* STATED GOAL *
Restate the complete material exactly.

* DATA SECTION *
####
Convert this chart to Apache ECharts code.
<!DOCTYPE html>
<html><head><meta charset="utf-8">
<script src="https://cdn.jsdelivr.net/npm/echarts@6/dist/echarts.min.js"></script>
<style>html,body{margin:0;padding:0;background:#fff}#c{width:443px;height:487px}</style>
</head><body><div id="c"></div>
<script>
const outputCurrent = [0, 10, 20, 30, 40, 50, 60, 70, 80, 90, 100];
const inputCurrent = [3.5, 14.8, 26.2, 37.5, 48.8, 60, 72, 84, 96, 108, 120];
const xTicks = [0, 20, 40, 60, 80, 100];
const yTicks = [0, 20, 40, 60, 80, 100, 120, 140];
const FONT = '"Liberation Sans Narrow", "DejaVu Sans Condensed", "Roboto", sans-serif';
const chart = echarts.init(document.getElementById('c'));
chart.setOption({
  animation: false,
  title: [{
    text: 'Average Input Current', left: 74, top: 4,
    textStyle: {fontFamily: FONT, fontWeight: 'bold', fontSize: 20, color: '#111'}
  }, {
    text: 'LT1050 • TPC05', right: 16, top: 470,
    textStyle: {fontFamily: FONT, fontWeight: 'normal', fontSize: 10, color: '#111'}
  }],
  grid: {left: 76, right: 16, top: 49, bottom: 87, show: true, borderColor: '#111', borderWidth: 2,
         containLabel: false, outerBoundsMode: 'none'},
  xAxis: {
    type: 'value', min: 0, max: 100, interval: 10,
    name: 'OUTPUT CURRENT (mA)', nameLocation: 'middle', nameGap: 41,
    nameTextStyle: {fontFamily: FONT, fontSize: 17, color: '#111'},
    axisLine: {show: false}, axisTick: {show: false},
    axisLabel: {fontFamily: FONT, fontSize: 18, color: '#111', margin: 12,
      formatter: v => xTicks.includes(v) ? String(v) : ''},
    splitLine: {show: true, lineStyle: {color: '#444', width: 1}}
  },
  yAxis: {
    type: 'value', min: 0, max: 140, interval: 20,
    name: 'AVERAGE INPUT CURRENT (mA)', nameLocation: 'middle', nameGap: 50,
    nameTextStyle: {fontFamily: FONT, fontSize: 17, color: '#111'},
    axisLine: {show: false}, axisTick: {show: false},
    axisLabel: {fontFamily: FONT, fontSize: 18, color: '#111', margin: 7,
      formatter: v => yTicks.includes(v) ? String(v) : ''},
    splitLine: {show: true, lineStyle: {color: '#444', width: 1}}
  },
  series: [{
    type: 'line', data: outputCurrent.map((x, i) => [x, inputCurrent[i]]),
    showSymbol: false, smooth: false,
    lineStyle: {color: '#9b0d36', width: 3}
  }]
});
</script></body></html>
####
* RESULT *
Convert this chart to Apache ECharts code.
<!DOCTYPE html>
<html><head><meta charset="utf-8">
<script src="https://cdn.jsdelivr.net/npm/echarts@6/dist/echarts.min.js"></script>
<style>html,body{margin:0;padding:0;background:#fff}#c{width:443px;height:487px}</style>
</head><body><div id="c"></div>
<script>
const outputCurrent = [0, 10, 20, 30, 40, 50, 60, 70, 80, 90, 100];
const inputCurrent = [3.5, 14.8, 26.2, 37.5, 48.8, 60, 72, 84, 96, 108, 120];
const xTicks = [0, 20, 40, 60, 80, 100];
const yTicks = [0, 20, 40, 60, 80, 100, 120, 140];
const FONT = '"Liberation Sans Narrow", "DejaVu Sans Condensed", "Roboto", sans-serif';
const chart = echarts.init(document.getElementById('c'));
chart.setOption({
  animation: false,
  title: [{
    text: 'Average Input Current', left: 74, top: 4,
    textStyle: {fontFamily: FONT, fontWeight: 'bold', fontSize: 20, color: '#111'}
  }, {
    text: 'LT1050 • TPC05', right: 16, top: 470,
    textStyle: {fontFamily: FONT, fontWeight: 'normal', fontSize: 10, color: '#111'}
  }],
  grid: {left: 76, right: 16, top: 49, bottom: 87, show: true, borderColor: '#111', borderWidth: 2,
         containLabel: false, outerBoundsMode: 'none'},
  xAxis: {
    type: 'value', min: 0, max: 100, interval: 10,
    name: 'OUTPUT CURRENT (mA)', nameLocation: 'middle', nameGap: 41,
    nameTextStyle: {fontFamily: FONT, fontSize: 17, color: '#111'},
    axisLine: {show: false}, axisTick: {show: false},
    axisLabel: {fontFamily: FONT, fontSize: 18, color: '#111', margin: 12,
      formatter: v => xTicks.includes(v) ? String(v) : ''},
    splitLine: {show: true, lineStyle: {color: '#444', width: 1}}
  },
  yAxis: {
    type: 'value', min: 0, max: 140, interval: 20,
    name: 'AVERAGE INPUT CURRENT (mA)', nameLocation: 'middle', nameGap: 50,
    nameTextStyle: {fontFamily: FONT, fontSize: 17, color: '#111'},
    axisLine: {show: false}, axisTick: {show: false},
    axisLabel: {fontFamily: FONT, fontSize: 18, color: '#111', margin: 7,
      formatter: v => yTicks.includes(v) ? String(v) : ''},
    splitLine: {show: true, lineStyle: {color: '#444', width: 1}}
  },
  series: [{
    type: 'line', data: outputCurrent.map((x, i) => [x, inputCurrent[i]]),
    showSymbol: false, smooth: false,
    lineStyle: {color: '#9b0d36', width: 3}
  }]
});
</script></body></html>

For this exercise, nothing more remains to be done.